<<<<

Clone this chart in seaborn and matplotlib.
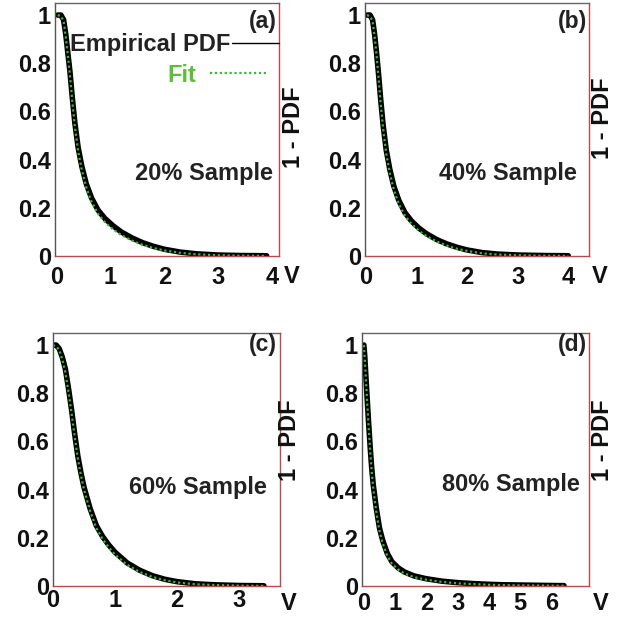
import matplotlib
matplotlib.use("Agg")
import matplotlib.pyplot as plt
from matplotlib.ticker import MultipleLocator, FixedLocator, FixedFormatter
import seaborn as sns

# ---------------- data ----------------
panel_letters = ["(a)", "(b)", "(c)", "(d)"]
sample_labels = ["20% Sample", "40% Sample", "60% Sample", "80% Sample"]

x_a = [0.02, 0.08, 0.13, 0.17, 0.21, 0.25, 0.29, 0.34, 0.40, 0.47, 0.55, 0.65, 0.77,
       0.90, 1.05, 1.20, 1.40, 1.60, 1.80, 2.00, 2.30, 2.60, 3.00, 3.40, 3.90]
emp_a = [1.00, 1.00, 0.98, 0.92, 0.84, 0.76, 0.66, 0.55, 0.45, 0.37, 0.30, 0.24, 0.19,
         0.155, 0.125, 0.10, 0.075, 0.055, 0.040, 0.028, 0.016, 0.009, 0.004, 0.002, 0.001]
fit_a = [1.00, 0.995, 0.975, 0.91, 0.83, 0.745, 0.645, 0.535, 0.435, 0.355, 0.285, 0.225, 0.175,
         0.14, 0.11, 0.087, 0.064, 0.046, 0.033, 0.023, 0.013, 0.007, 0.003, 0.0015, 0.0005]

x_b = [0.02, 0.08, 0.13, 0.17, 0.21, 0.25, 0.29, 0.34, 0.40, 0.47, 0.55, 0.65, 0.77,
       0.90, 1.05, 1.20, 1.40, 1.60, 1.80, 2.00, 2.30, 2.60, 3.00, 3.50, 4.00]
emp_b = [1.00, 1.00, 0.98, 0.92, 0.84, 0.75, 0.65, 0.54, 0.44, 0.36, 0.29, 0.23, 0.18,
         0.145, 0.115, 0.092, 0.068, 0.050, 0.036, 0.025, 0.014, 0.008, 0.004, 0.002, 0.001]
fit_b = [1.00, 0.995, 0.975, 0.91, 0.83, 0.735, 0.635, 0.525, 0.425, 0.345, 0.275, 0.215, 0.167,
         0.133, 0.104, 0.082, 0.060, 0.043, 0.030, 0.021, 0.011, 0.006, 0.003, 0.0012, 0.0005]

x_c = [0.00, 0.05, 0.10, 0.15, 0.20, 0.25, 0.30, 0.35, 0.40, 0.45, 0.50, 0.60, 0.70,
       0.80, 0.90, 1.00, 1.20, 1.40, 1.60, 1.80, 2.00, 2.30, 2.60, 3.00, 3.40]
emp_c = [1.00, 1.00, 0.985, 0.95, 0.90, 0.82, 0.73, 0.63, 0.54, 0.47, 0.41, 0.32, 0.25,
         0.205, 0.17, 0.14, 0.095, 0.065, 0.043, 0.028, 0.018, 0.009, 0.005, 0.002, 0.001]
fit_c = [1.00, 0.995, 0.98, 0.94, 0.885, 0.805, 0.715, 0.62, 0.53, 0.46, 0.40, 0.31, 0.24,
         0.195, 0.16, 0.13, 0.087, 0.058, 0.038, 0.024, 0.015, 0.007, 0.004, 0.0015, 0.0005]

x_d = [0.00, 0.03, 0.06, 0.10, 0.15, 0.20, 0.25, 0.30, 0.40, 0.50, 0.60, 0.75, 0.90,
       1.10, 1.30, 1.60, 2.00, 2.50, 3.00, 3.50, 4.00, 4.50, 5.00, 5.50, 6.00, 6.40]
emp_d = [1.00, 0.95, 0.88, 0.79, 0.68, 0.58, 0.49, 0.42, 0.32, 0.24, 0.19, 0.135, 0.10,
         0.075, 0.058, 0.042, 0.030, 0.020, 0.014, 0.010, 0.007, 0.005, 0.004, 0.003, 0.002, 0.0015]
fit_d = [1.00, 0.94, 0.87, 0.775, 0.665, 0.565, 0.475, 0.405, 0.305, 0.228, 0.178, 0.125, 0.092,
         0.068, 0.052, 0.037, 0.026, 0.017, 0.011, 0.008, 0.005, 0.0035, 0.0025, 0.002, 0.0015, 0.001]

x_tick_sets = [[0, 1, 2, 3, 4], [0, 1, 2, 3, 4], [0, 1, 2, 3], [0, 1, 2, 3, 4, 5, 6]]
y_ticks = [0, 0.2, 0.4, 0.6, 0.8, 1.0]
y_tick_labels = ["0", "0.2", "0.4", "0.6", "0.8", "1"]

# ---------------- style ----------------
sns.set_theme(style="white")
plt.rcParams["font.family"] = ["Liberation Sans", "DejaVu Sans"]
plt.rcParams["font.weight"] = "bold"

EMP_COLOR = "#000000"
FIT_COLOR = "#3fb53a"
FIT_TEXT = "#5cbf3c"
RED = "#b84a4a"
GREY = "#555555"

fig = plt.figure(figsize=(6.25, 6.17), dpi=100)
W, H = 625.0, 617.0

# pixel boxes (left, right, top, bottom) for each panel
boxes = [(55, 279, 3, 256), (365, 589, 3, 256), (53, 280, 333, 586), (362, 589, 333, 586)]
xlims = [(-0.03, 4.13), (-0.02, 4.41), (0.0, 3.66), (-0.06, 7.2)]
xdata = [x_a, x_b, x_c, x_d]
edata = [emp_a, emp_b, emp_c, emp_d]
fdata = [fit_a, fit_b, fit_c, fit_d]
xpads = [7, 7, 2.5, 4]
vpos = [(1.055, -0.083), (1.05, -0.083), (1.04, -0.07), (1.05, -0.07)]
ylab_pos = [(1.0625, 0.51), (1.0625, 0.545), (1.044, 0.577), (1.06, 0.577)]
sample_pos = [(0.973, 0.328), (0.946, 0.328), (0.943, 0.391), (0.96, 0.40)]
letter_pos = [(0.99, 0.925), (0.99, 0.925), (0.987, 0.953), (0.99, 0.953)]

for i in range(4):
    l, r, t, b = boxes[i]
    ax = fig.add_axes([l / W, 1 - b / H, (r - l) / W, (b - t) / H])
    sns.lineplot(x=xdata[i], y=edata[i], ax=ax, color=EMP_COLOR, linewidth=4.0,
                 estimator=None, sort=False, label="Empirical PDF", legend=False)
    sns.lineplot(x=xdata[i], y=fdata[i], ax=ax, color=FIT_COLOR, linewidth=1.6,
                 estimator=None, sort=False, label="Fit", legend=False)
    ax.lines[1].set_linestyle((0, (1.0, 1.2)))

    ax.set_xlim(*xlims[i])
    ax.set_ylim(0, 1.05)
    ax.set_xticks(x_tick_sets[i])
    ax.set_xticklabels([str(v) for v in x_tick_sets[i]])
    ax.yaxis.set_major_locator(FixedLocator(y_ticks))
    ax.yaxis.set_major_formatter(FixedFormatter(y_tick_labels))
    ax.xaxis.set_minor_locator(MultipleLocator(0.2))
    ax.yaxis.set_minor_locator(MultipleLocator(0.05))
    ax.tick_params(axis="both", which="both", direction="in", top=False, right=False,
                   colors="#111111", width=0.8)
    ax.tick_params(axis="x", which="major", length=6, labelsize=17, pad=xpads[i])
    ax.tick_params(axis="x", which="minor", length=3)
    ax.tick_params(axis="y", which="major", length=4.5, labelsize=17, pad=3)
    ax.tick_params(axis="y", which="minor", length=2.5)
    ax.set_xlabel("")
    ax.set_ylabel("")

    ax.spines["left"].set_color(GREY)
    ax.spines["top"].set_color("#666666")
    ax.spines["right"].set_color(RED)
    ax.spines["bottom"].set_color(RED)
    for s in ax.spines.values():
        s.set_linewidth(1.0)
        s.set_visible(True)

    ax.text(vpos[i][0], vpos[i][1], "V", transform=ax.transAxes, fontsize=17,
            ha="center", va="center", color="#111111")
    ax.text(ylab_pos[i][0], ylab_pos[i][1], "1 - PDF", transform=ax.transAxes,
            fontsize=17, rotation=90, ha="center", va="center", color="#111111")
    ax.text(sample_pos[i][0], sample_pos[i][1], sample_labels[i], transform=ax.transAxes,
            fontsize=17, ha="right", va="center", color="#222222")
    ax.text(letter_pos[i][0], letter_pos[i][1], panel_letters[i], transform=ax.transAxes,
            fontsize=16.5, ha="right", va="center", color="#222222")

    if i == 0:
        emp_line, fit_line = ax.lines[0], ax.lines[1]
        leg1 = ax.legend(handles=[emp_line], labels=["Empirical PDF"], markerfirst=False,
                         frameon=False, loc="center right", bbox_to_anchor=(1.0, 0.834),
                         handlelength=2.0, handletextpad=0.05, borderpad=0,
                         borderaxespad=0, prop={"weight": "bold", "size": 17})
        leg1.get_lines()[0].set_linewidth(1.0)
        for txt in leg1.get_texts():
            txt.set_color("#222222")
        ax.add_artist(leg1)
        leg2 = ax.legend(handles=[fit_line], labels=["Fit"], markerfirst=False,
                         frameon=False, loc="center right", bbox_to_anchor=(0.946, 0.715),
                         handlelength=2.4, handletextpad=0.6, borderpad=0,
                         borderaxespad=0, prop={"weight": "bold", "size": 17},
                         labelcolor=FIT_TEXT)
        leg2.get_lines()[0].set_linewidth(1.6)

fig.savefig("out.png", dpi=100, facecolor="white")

>>>>

Exercise aim
Restate the data word for word from its first line through the line with "0.003, 0.0012, 0.0005]", leaving out any picture along the way.

Exercise answer
Clone this chart in seaborn and matplotlib.
import matplotlib
matplotlib.use("Agg")
import matplotlib.pyplot as plt
from matplotlib.ticker import MultipleLocator, FixedLocator, FixedFormatter
import seaborn as sns

# ---------------- data ----------------
panel_letters = ["(a)", "(b)", "(c)", "(d)"]
sample_labels = ["20% Sample", "40% Sample", "60% Sample", "80% Sample"]

x_a = [0.02, 0.08, 0.13, 0.17, 0.21, 0.25, 0.29, 0.34, 0.40, 0.47, 0.55, 0.65, 0.77,
       0.90, 1.05, 1.20, 1.40, 1.60, 1.80, 2.00, 2.30, 2.60, 3.00, 3.40, 3.90]
emp_a = [1.00, 1.00, 0.98, 0.92, 0.84, 0.76, 0.66, 0.55, 0.45, 0.37, 0.30, 0.24, 0.19,
         0.155, 0.125, 0.10, 0.075, 0.055, 0.040, 0.028, 0.016, 0.009, 0.004, 0.002, 0.001]
fit_a = [1.00, 0.995, 0.975, 0.91, 0.83, 0.745, 0.645, 0.535, 0.435, 0.355, 0.285, 0.225, 0.175,
         0.14, 0.11, 0.087, 0.064, 0.046, 0.033, 0.023, 0.013, 0.007, 0.003, 0.0015, 0.0005]

x_b = [0.02, 0.08, 0.13, 0.17, 0.21, 0.25, 0.29, 0.34, 0.40, 0.47, 0.55, 0.65, 0.77,
       0.90, 1.05, 1.20, 1.40, 1.60, 1.80, 2.00, 2.30, 2.60, 3.00, 3.50, 4.00]
emp_b = [1.00, 1.00, 0.98, 0.92, 0.84, 0.75, 0.65, 0.54, 0.44, 0.36, 0.29, 0.23, 0.18,
         0.145, 0.115, 0.092, 0.068, 0.050, 0.036, 0.025, 0.014, 0.008, 0.004, 0.002, 0.001]
fit_b = [1.00, 0.995, 0.975, 0.91, 0.83, 0.735, 0.635, 0.525, 0.425, 0.345, 0.275, 0.215, 0.167,
         0.133, 0.104, 0.082, 0.060, 0.043, 0.030, 0.021, 0.011, 0.006, 0.003, 0.0012, 0.0005]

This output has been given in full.